» **STATED TASK**
From the records, pick out and copy each line containing "this".

(Collected data)
---*---

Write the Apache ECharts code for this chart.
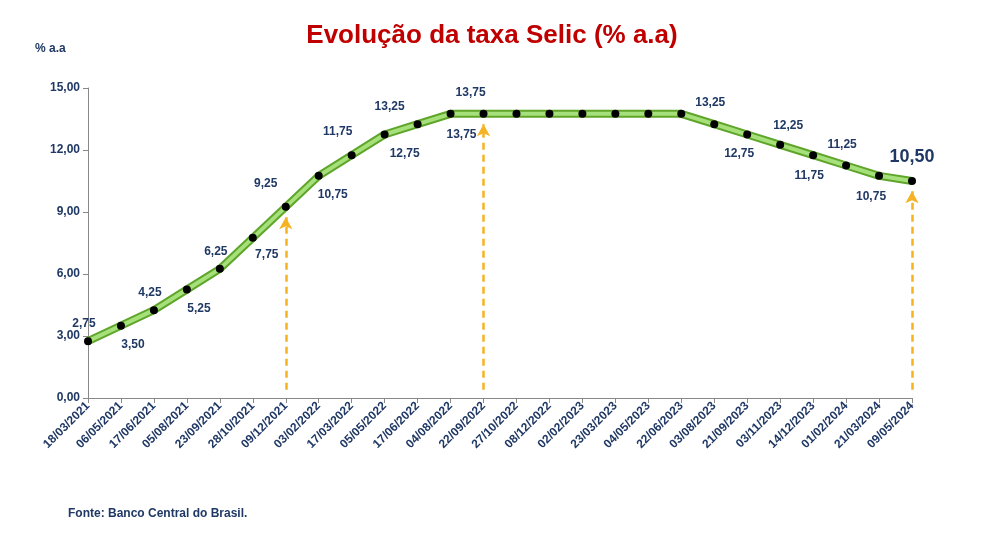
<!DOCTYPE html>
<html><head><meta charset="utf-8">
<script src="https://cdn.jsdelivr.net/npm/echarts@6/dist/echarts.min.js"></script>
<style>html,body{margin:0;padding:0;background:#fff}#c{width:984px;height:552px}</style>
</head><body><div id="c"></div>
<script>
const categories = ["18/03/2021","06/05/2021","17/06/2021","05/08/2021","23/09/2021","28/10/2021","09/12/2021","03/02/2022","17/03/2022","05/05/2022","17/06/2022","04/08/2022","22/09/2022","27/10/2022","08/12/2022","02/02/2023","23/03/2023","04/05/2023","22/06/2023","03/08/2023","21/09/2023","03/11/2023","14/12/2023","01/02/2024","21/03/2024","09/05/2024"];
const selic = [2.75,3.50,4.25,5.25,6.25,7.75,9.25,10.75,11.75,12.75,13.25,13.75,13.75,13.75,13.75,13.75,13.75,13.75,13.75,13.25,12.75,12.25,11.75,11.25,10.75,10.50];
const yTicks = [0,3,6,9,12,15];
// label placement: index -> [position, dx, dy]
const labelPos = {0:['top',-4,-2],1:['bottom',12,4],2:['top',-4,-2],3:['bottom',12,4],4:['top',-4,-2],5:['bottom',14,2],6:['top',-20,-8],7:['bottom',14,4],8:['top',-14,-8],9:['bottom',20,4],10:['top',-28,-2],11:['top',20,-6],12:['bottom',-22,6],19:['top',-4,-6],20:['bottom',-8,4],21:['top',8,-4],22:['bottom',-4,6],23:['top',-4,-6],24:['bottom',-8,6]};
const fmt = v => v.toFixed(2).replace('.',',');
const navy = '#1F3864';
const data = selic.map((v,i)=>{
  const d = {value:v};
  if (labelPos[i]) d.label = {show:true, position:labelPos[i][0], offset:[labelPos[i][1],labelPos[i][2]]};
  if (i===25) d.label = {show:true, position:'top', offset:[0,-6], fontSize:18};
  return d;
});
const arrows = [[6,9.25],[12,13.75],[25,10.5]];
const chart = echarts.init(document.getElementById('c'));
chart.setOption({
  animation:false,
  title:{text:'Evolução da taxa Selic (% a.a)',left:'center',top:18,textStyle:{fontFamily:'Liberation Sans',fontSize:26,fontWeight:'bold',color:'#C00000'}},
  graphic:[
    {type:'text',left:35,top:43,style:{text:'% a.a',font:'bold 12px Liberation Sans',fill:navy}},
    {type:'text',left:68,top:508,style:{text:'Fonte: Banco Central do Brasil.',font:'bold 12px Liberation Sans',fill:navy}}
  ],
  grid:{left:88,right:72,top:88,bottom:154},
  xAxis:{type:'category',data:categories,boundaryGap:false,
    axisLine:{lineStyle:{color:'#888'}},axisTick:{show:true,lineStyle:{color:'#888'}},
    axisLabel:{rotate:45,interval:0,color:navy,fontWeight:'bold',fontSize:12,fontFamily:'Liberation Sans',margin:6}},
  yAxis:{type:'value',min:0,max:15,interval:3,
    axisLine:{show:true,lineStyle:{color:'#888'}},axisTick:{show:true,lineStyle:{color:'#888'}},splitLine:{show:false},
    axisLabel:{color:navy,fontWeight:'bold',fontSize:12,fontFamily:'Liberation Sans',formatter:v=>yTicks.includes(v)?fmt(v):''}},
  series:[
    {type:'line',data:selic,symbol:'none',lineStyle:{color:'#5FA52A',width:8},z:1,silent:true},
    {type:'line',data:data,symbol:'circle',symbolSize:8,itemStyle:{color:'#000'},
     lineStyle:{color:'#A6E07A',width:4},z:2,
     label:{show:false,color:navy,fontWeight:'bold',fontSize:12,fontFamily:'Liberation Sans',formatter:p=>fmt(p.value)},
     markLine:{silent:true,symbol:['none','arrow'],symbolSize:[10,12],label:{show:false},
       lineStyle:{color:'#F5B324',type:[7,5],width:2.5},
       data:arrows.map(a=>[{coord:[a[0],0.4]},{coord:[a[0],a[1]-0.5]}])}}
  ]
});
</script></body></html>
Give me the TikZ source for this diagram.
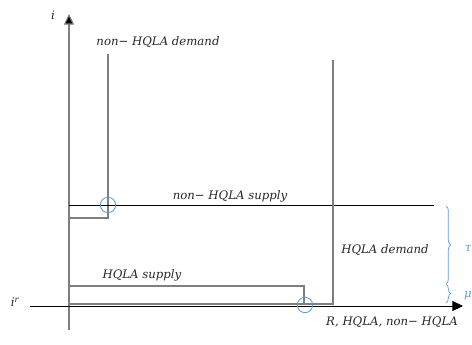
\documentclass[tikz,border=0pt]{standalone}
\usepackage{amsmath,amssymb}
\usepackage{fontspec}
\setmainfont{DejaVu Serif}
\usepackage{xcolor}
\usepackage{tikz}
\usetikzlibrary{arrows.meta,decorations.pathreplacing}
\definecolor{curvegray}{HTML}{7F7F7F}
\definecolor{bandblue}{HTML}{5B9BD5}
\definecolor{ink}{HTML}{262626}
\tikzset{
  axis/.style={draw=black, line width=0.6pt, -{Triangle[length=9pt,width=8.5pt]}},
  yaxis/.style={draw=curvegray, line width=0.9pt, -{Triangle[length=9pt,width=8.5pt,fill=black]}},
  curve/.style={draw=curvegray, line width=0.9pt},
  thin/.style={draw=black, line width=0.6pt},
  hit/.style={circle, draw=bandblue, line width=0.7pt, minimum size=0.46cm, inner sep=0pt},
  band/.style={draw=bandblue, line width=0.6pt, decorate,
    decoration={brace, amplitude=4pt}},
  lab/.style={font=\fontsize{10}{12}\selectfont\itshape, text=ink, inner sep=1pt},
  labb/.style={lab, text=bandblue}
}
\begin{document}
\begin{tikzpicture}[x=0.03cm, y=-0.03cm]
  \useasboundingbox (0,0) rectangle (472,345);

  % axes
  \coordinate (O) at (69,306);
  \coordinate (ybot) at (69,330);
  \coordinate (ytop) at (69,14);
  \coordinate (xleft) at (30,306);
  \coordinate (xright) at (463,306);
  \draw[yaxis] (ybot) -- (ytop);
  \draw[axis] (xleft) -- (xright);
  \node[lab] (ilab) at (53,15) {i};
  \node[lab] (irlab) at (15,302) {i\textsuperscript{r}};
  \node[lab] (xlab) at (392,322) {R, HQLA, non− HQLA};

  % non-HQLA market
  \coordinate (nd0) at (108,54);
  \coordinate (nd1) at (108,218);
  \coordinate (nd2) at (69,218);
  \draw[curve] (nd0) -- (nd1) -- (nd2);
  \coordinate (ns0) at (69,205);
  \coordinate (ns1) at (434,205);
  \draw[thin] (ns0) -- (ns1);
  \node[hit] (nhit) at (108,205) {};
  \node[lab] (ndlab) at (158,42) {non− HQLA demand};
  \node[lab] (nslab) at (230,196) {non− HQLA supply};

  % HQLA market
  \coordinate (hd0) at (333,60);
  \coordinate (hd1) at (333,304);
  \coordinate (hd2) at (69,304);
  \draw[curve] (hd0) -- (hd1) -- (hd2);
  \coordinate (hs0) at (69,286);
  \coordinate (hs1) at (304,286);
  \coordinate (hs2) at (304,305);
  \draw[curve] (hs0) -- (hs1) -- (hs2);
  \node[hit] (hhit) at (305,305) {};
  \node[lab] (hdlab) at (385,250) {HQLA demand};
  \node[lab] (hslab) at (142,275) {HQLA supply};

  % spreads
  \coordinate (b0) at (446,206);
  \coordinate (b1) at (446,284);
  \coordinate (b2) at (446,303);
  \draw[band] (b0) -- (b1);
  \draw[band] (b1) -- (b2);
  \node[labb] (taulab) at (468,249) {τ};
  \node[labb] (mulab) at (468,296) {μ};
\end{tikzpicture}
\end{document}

---*---

» **WRITTEN SOLUTION**
Write the Apache ECharts code for this chart.
Give me the TikZ source for this diagram.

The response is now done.